Records for the task.
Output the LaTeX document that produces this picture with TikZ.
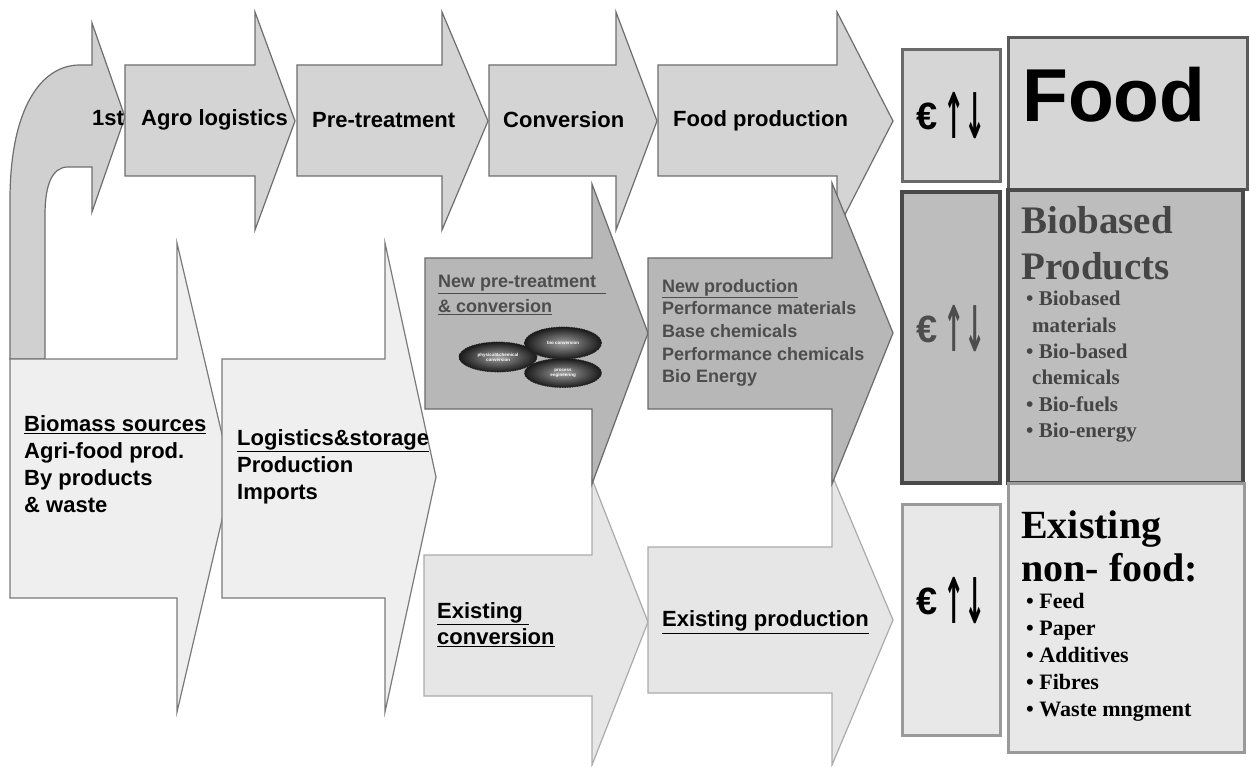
* * *
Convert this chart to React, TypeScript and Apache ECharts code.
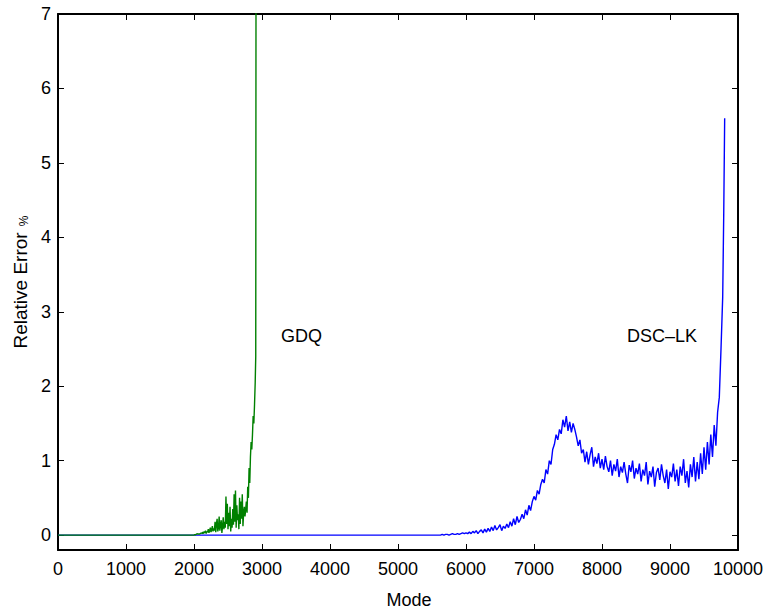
---
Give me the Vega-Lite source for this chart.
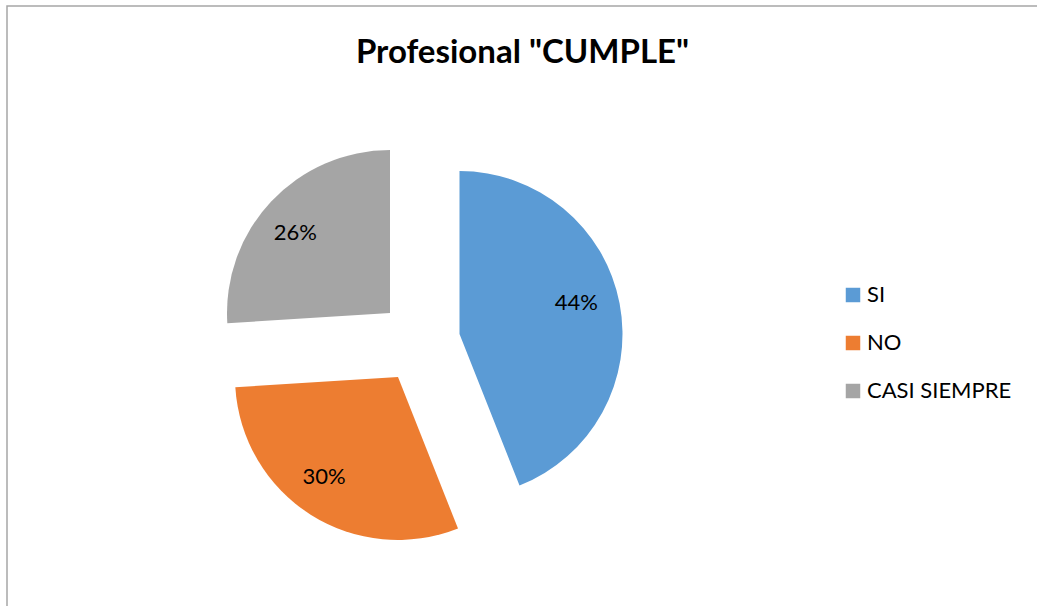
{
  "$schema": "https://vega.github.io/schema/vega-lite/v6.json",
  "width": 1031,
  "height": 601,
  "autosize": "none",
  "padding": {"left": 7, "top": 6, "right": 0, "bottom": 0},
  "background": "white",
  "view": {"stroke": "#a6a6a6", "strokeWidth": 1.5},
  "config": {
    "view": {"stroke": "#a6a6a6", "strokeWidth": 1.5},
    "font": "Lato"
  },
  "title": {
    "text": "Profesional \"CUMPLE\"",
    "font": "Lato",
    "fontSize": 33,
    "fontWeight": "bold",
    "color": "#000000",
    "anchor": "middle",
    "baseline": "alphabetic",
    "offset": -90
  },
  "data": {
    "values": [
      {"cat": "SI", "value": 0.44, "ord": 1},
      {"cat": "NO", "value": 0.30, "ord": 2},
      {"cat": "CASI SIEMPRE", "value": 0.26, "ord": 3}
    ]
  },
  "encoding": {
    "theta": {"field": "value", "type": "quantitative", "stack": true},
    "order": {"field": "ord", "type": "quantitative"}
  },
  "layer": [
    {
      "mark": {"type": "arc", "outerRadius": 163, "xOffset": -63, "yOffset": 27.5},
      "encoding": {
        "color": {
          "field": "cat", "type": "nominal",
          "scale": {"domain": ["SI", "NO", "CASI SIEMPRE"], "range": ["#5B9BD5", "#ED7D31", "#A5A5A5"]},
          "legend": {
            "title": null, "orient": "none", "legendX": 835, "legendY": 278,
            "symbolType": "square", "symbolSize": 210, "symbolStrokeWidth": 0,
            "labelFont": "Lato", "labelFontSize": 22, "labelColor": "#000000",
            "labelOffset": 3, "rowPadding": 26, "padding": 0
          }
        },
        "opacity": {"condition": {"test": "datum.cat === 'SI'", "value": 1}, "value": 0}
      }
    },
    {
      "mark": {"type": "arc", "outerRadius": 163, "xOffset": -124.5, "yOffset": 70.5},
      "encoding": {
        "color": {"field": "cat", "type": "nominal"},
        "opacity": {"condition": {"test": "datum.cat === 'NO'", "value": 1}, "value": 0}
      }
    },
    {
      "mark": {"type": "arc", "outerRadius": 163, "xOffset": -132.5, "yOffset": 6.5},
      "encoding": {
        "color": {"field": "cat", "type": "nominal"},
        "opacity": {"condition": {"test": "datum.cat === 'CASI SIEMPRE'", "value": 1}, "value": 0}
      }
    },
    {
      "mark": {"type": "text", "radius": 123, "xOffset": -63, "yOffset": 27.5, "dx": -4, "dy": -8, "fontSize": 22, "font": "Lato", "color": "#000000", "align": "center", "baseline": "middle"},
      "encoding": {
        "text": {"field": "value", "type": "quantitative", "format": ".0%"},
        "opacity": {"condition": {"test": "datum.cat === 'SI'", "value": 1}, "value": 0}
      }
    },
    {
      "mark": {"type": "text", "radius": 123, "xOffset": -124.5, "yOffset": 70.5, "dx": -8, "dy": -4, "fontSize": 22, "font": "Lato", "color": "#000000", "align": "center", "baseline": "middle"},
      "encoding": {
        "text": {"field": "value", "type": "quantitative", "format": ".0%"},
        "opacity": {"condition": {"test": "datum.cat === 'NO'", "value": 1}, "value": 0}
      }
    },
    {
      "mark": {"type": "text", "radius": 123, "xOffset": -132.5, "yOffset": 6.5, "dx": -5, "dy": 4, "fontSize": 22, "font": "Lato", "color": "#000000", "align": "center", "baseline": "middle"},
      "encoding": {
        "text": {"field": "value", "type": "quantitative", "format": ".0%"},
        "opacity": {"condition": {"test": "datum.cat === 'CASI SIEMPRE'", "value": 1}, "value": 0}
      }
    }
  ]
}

Exercise brief. Count the lines in the records above that contain the word "this", and give only the number.

Solved exercise. 3